Si alimentamos en nosotros el pensamiento y la inamovible convicción de que Dios está presente en nuestra vida, que vela por nosotros, que nos acompaña siempre y que nos ha manifestado su amor y su cercanía a través de su Hijo Jesús, nunca nos sentiremos solos, sino sostenidos por Jesús.

b) El abandono en las manos de Dios

El abandonarnos en las manos de Dios y  descargar todas nuestras preocupaciones en su providencia es una fuente fecunda de paz interior. Sólo quien cree y confía plenamente en Él puede abandonarse por completo.

c) La oración confiada

Un baluarte eficaz de la paz es la oración serena y confiada porque ella nos ayuda a mantener nuestros corazones apoyados sobre el corazón de Dios.

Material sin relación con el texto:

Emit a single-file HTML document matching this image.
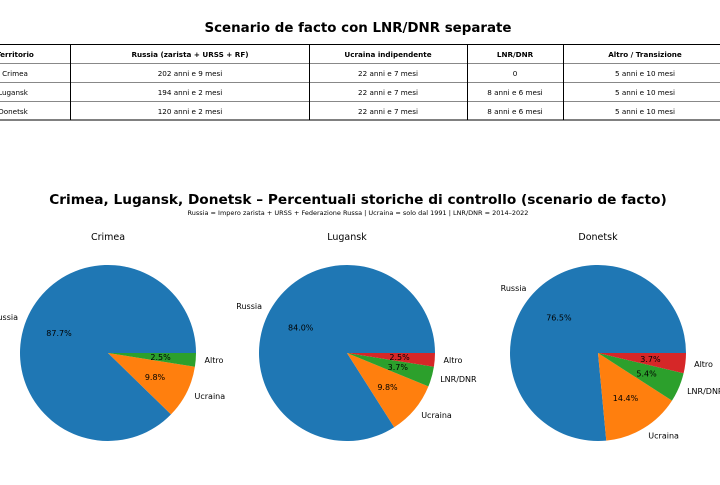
<!DOCTYPE html>
<html><head><meta charset="utf-8"><style>
body{margin:0;background:#fff;width:720px;height:480px;overflow:hidden}
svg{font-family:"DejaVu Sans","Liberation Sans",sans-serif}
</style></head><body>
<svg width="720" height="480" viewBox="0 0 720 480" xmlns="http://www.w3.org/2000/svg">
<text x="358" y="32" text-anchor="middle" font-size="13.4" font-weight="bold">Scenario de facto con LNR/DNR separate</text>
<g stroke="#000" stroke-width="1" fill="none">
<rect x="-10" y="44.5" width="740" height="75.5"/>
<line x1="-10" y1="63.5" x2="730" y2="63.5" stroke="#888"/>
<line x1="-10" y1="82.5" x2="730" y2="82.5" stroke="#888"/>
<line x1="-10" y1="101.5" x2="730" y2="101.5" stroke="#888"/>
<line x1="70.5" y1="44" x2="70.5" y2="120"/>
<line x1="309.5" y1="44" x2="309.5" y2="120"/>
<line x1="467.5" y1="44" x2="467.5" y2="120"/>
<line x1="563.5" y1="44" x2="563.5" y2="120"/>
</g>
<g font-size="7.2" text-anchor="middle">
<g font-weight="bold"><text x="15" y="57">Territorio</text><text x="190" y="57">Russia (zarista + URSS + RF)</text><text x="388" y="57">Ucraina indipendente</text><text x="515" y="57">LNR/DNR</text><text x="645" y="57">Altro / Transizione</text></g>
<text x="15" y="76">Crimea</text><text x="190" y="76">202 anni e 9 mesi</text><text x="388" y="76">22 anni e 7 mesi</text><text x="515" y="76">0</text><text x="645" y="76">5 anni e 10 mesi</text>
<text x="13" y="95">Lugansk</text><text x="190" y="95">194 anni e 2 mesi</text><text x="388" y="95">22 anni e 7 mesi</text><text x="515" y="95">8 anni e 6 mesi</text><text x="645" y="95">5 anni e 10 mesi</text>
<text x="13" y="114">Donetsk</text><text x="190" y="114">120 anni e 2 mesi</text><text x="388" y="114">22 anni e 7 mesi</text><text x="515" y="114">8 anni e 6 mesi</text><text x="645" y="114">5 anni e 10 mesi</text>
</g>
<text x="358" y="204" text-anchor="middle" font-size="13.7" font-weight="bold">Crimea, Lugansk, Donetsk – Percentuali storiche di controllo (scenario de facto)</text>
<text x="358" y="215" text-anchor="middle" font-size="6.5">Russia = Impero zarista + URSS + Federazione Russa | Ucraina = solo dal 1991 | LNR/DNR = 2014–2022</text>
<g font-size="9.5" text-anchor="middle"><text x="108" y="240">Crimea</text><text x="347" y="240">Lugansk</text><text x="598" y="240">Donetsk</text></g>
<path d="M108 353 L196 353 A88 88 0 1 0 171 414.4Z" fill="#1f77b4"/>
<path d="M108 353 L171 414.4 A88 88 0 0 0 194.9 366.8Z" fill="#ff7f0e"/>
<path d="M108 353 L194.9 366.8 A88 88 0 0 0 196 353Z" fill="#2ca02c"/>
<g font-size="8">
<text x="18" y="320" text-anchor="end">Russia</text><text x="59" y="336" text-anchor="middle">87.7%</text>
<text x="194.5" y="399">Ucraina</text><text x="155" y="380" text-anchor="middle">9.8%</text>
<text x="204.5" y="363">Altro</text><text x="160.6" y="360" text-anchor="middle">2.5%</text>
</g>
<path d="M347 353 L435 353 A88 88 0 1 0 394.2 427.3Z" fill="#1f77b4"/>
<path d="M347 353 L394.2 427.3 A88 88 0 0 0 428.4 386.4Z" fill="#ff7f0e"/>
<path d="M347 353 L428.4 386.4 A88 88 0 0 0 433.9 366.8Z" fill="#2ca02c"/>
<path d="M347 353 L433.9 366.8 A88 88 0 0 0 435 353Z" fill="#d62728"/>
<g font-size="8">
<text x="262" y="309" text-anchor="end">Russia</text><text x="300.7" y="330.5" text-anchor="middle">84.0%</text>
<text x="421.2" y="418">Ucraina</text><text x="387.5" y="390" text-anchor="middle">9.8%</text>
<text x="440.2" y="382">LNR/DNR</text><text x="397.8" y="370" text-anchor="middle">3.7%</text>
<text x="443.5" y="363">Altro</text><text x="399.6" y="360" text-anchor="middle">2.5%</text>
</g>
<path d="M598 353 L686 353 A88 88 0 1 0 606.3 440.6Z" fill="#1f77b4"/>
<path d="M598 353 L606.3 440.6 A88 88 0 0 0 672 400.6Z" fill="#ff7f0e"/>
<path d="M598 353 L672 400.6 A88 88 0 0 0 683.6 373.3Z" fill="#2ca02c"/>
<path d="M598 353 L683.6 373.3 A88 88 0 0 0 686 353Z" fill="#d62728"/>
<g font-size="8">
<text x="526.4" y="291" text-anchor="end">Russia</text><text x="558.9" y="320.5" text-anchor="middle">76.5%</text>
<text x="648.3" y="438.5">Ucraina</text><text x="625.5" y="401" text-anchor="middle">14.4%</text>
<text x="687.1" y="394">LNR/DNR</text><text x="646.6" y="376.5" text-anchor="middle">5.4%</text>
<text x="694.1" y="367">Altro</text><text x="650.4" y="362" text-anchor="middle">3.7%</text>
</g>
</svg>
</body></html>
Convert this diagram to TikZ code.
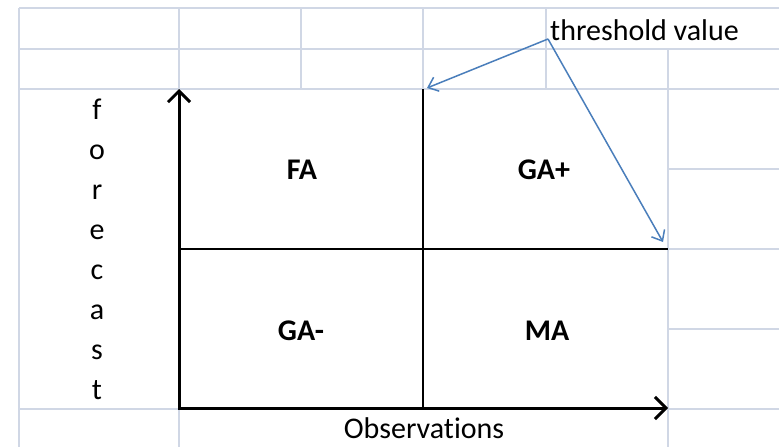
\documentclass[tikz,border=0pt]{standalone}
\usepackage{fontspec}
\setmainfont{Carlito}[Ligatures=NoCommon]
\usetikzlibrary{arrows.meta}
\definecolor{xlgrid}{RGB}{208,215,229}
\definecolor{xlblue}{RGB}{74,126,187}

\begin{document}
\begin{tikzpicture}[x=1pt, y=-1pt,
  gridln/.style={xlgrid, line width=1.5pt},
  axis/.style={{Straight Barb[length=11pt,width=22pt]}-{Straight Barb[length=11pt,width=22pt]},
               line width=3pt, black},
  divider/.style={line width=1.6pt, black},
  pointer/.style={-{Straight Barb[length=9pt,width=15pt]}, line width=1.5pt, xlblue},
  quad/.style={font=\fontsize{30}{36}\selectfont\bfseries},
  lab/.style={font=\fontsize{30}{36}\selectfont, inner sep=0pt}
]
\useasboundingbox[fill=white] (0,0) rectangle (779,447);
% sheet grid
\foreach \y in {8,49,89,409} \draw[gridln] (19,\y) -- (779,\y);
\foreach \y in {169,249,329} \draw[gridln] (668,\y) -- (779,\y);
\foreach \x in {179,301,423,546} \draw[gridln] (\x,8) -- (\x,89);
\draw[gridln] (19,8) -- (19,447);
\draw[gridln] (179,409) -- (179,447);
\draw[gridln] (668,49) -- (668,447);
% axes and threshold lines
\coordinate (orig) at (179,408);
\coordinate (ytop) at (179,89);
\coordinate (xend) at (668,408);
\coordinate (vtop) at (423,89);
\coordinate (vbot) at (423,408);
\coordinate (hleft) at (179,249);
\coordinate (hright) at (668,249);
\draw[divider] (vtop) -- (vbot);
\draw[divider] (hleft) -- (hright);
\draw[axis] (ytop) -- (orig) -- (xend);
% quadrants
\node[quad] (fa) at (302,170) {FA};
\node[quad] (gaplus) at (544,170) {GA+};
\node[quad] (gaminus) at (301,331) {GA-};
\node[quad] (ma) at (547,331) {MA};
% axis titles
\foreach \c [count=\i] in {f,o,r,e,c,a,s,t}
  \node[lab, anchor=base] (fc\i) at (97,79+40*\i) {\c};
\node[lab, anchor=base] (obs) at (424,438) {Observations};
% threshold callout
\node[lab, anchor=base west] (thr) at (550,40) {threshold value};
\coordinate (tv) at (548,39);
\coordinate (tvleft) at (427,88);
\coordinate (tvright) at (663,242);
\draw[pointer] (tv) -- (tvleft);
\draw[pointer] (tv) -- (tvright);
\end{tikzpicture}
\end{document}
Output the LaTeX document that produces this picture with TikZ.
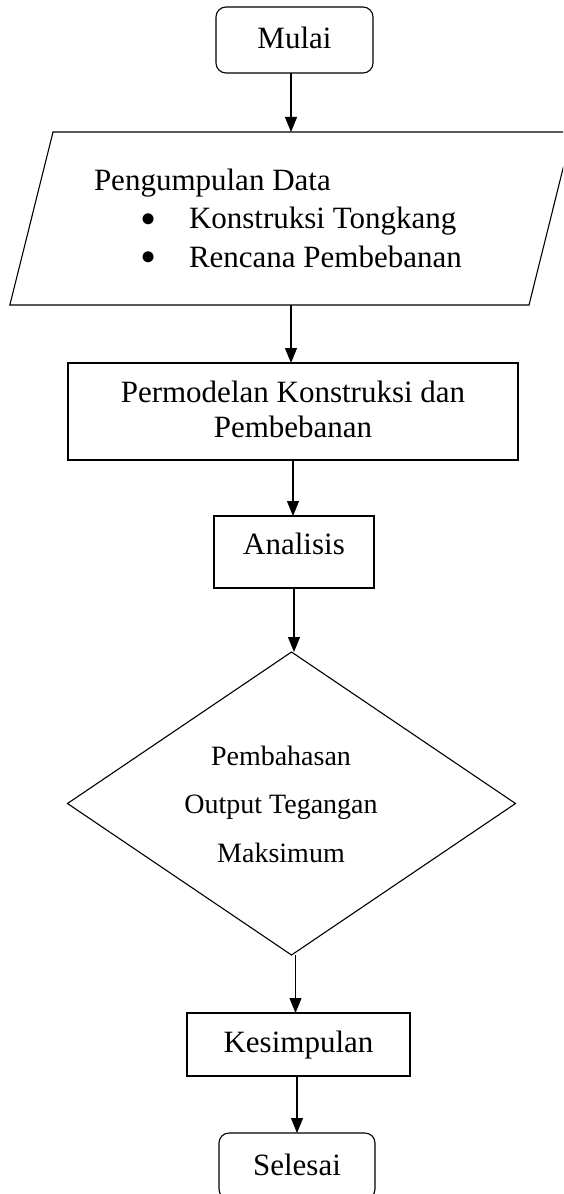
\documentclass[tikz,border=0pt]{standalone}
\usepackage{fontspec}
\setmainfont{Liberation Serif}
\usetikzlibrary{shapes.geometric,arrows.meta}
\newcommand{\bigbul}{\makebox[95pt][l]{\hspace{46pt}\smash{\fontsize{46}{0}\selectfont\raisebox{-5.5pt}{\textbullet}}}}
\begin{document}
\begin{tikzpicture}[x=1pt,y=-1pt,
  line width=1.1pt,
  every node/.style={inner sep=0pt, outer sep=0pt},
  box/.style={draw, rectangle, font=\fontsize{31}{35}\selectfont},
  term/.style={box, rounded corners=10pt},
  arr/.style={-{Triangle[width=12pt,length=15pt]}},
]
\useasboundingbox (0,0) rectangle (563,1194);
\clip (0,0) rectangle (563,1194);
\node[term, minimum width=157pt, minimum height=66pt, text height=21pt, text depth=5pt] (mulai) at (294.5,40) {Mulai};
\node[draw, trapezium, inner sep=2pt, trapezium left angle=76, trapezium right angle=104] (data) at (291,218.5) {\phantom{\rule{472pt}{169pt}}};
\node[anchor=west, align=left, font=\fontsize{31}{38.5}\selectfont] (datatext) at (94,218) {Pengumpulan Data\\\bigbul Konstruksi Tongkang\\\bigbul Rencana Pembebanan};
\node[box, minimum width=450pt, minimum height=97pt, align=center] (model) at (293,411.5) {Permodelan Konstruksi dan\\Pembebanan\rule[-5pt]{0pt}{5pt}};
\node[box, minimum width=160pt, minimum height=72pt, text height=21pt, text depth=17pt] (ana) at (294,552) {Analisis};
\node[draw, diamond, inner sep=2pt, minimum width=448pt, minimum height=303pt] (dec) at (291.5,803.5) {};
\node[align=center, font=\fontsize{28}{48.5}\selectfont] (dectext) at (281,804) {Pembahasan\\Output Tegangan\\Maksimum};
\node[box, minimum width=223pt, minimum height=63pt, text height=21pt, text depth=6pt] (kes) at (298.5,1044.5) {Kesimpulan};
\node[term, minimum width=156pt, minimum height=66pt, text height=21pt, text depth=3pt] (selesai) at (297,1166) {Selesai};
\coordinate (decout) at ([xshift=4pt]dec.south);
\draw[arr] (data.north |- mulai.south) -- (data.north);
\draw[arr] (data.south) -- (data.south |- model.north);
\draw[arr] (model.south) -- (model.south |- ana.north);
\draw[arr] (ana.south) -- (ana.south |- dec.north);
\draw[arr] (decout) -- (decout |- kes.north);
\draw[arr] (selesai.north |- kes.south) -- (selesai.north);
\end{tikzpicture}
\end{document}
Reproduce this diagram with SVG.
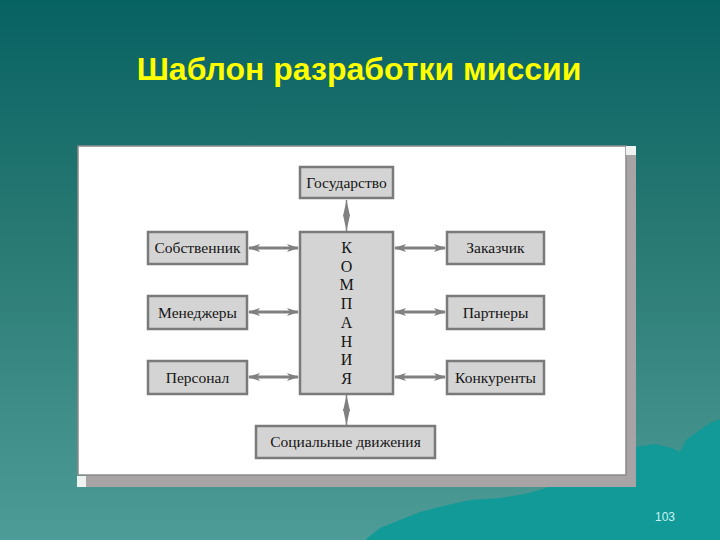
<svg xmlns="http://www.w3.org/2000/svg" width="720" height="540" viewBox="0 0 720 540">
<defs>
<linearGradient id="bg" x1="0" y1="0" x2="0" y2="1">
<stop offset="0" stop-color="#076262"/>
<stop offset="0.45" stop-color="#2a7a74"/>
<stop offset="1" stop-color="#4e9c97"/>
</linearGradient>
<marker id="ah" viewBox="0 0 12 8" refX="11" refY="4" markerWidth="12" markerHeight="8" markerUnits="userSpaceOnUse" orient="auto-start-reverse">
<path d="M0,0 L12,4 L0,8 L3,4 z" fill="#808080"/>
</marker>
<marker id="av" viewBox="0 0 16 7" refX="16" refY="3.5" markerWidth="16" markerHeight="7" markerUnits="userSpaceOnUse" orient="auto-start-reverse">
<path d="M0,0 L16,3.5 L0,7 z" fill="#808080"/>
</marker>
</defs>
<style>
.box{fill:#d4d4d4;stroke:#7a7a7a;stroke-width:2.5}
.lbl{font-family:"Liberation Serif","Times New Roman",serif;font-size:15.5px;fill:#151515;text-anchor:middle}
.let{font-size:16px}
.con{stroke:#808080;stroke-width:3;fill:none}
.conv{stroke:#808080;stroke-width:1.5;fill:none}
</style>
<rect x="0" y="0" width="720" height="540" fill="url(#bg)"/>
<path d="M365,540 L380,528 L400,520 L420,512 L443,506 L470,500 L500,498 L525,494 L540,490 L548,487 L575,487 L578,430 L636,430 L636,447 L655,444 L672,448 L680,452 L686,440 L700,430 L710,423 L720,419 L720,540 z" fill="#119a97"/>
<text x="359" y="80" font-family="'Liberation Sans',Arial,sans-serif" font-weight="bold" font-size="32" fill="#ffff00" text-anchor="middle">Шаблон разработки миссии</text>
<g id="panel">
<rect x="86" y="155" width="550" height="332" fill="#a8a4a6"/>
<rect x="78" y="146" width="548" height="329" fill="#ffffff" stroke="#8a8a8a" stroke-width="1.5"/>
<rect x="626" y="146" width="10" height="9" fill="#eef2f0"/>
<rect x="77" y="476" width="9" height="11" fill="#eef2f0"/>
</g>
<g id="connectors">
<line class="con" x1="249" y1="248" x2="298" y2="248" marker-start="url(#ah)" marker-end="url(#ah)"/>
<line class="con" x1="249" y1="312" x2="298" y2="312" marker-start="url(#ah)" marker-end="url(#ah)"/>
<line class="con" x1="249" y1="377" x2="298" y2="377" marker-start="url(#ah)" marker-end="url(#ah)"/>
<line class="con" x1="395" y1="248" x2="445" y2="248" marker-start="url(#ah)" marker-end="url(#ah)"/>
<line class="con" x1="395" y1="312" x2="445" y2="312" marker-start="url(#ah)" marker-end="url(#ah)"/>
<line class="con" x1="395" y1="377" x2="445" y2="377" marker-start="url(#ah)" marker-end="url(#ah)"/>
<line class="conv" x1="346.5" y1="200" x2="346.5" y2="231" marker-start="url(#av)" marker-end="url(#av)"/>
<line class="conv" x1="346.5" y1="395" x2="346.5" y2="425" marker-start="url(#av)" marker-end="url(#av)"/>
</g>
<g id="gosudarstvo"><rect class="box" x="300" y="167" width="93" height="31"/><text class="lbl" x="346.5" y="188">Государство</text></g>
<g id="kompaniya"><rect class="box" x="300" y="232" width="93" height="162"/>
<text class="lbl let" x="346.5" y="253">К</text>
<text class="lbl let" x="346.5" y="271.7">О</text>
<text class="lbl let" x="346.5" y="290.4">М</text>
<text class="lbl let" x="346.5" y="309.1">П</text>
<text class="lbl let" x="346.5" y="327.8">А</text>
<text class="lbl let" x="346.5" y="346.5">Н</text>
<text class="lbl let" x="346.5" y="365.2">И</text>
<text class="lbl let" x="346.5" y="384">Я</text>
</g>
<g id="sobstvennik"><rect class="box" x="148" y="232" width="99" height="32"/><text class="lbl" x="197.5" y="253">Собственник</text></g>
<g id="menedzhery"><rect class="box" x="148" y="296" width="99" height="33"/><text class="lbl" x="197.5" y="317.5">Менеджеры</text></g>
<g id="personal"><rect class="box" x="148" y="361" width="99" height="33"/><text class="lbl" x="197.5" y="382.5">Персонал</text></g>
<g id="zakazchik"><rect class="box" x="447" y="232" width="97" height="32"/><text class="lbl" x="495.5" y="253">Заказчик</text></g>
<g id="partnery"><rect class="box" x="447" y="296" width="97" height="33"/><text class="lbl" x="495.5" y="317.5">Партнеры</text></g>
<g id="konkurenty"><rect class="box" x="447" y="361" width="97" height="33"/><text class="lbl" x="495.5" y="382.5">Конкуренты</text></g>
<g id="socialnye"><rect class="box" x="256" y="426" width="179" height="32"/><text class="lbl" x="345.5" y="447">Социальные движения</text></g>
<text x="665" y="521" font-family="'Liberation Sans',Arial,sans-serif" font-size="12" fill="#c8f4f4" text-anchor="middle">103</text>
</svg>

d) Misericordia con nosotros mismos

Siempre es necesario reconocer nuestras faltas con humildad y dolor de corazón, pero también, procurar mirarnos con los ojos de Cristo, con el mismo amor con que él nos mira a nosotros y los demás. Es necesario ser pacientes con nosotros mismos y con nuestro prójimo, ello nos ayudará a mantener el corazón en paz.

e) La paciencia

Necesitamos paciencia con nosotros mismos, paciencia con los demás, paciencia en el trabajo, en el apostolado. Cuando intentamos violentar procesos para acelerar resultados, ya sea de nuestra persona, de los demás o de los proyectos apostólicos o profesionales, es muy probable que perdamos la paz.

f) Vivir amando y sirviendo a los demás

g) Tratar de vivir fiel y generosamente la vocación, la misión que a cada uno Dios nos ha dado esta vida.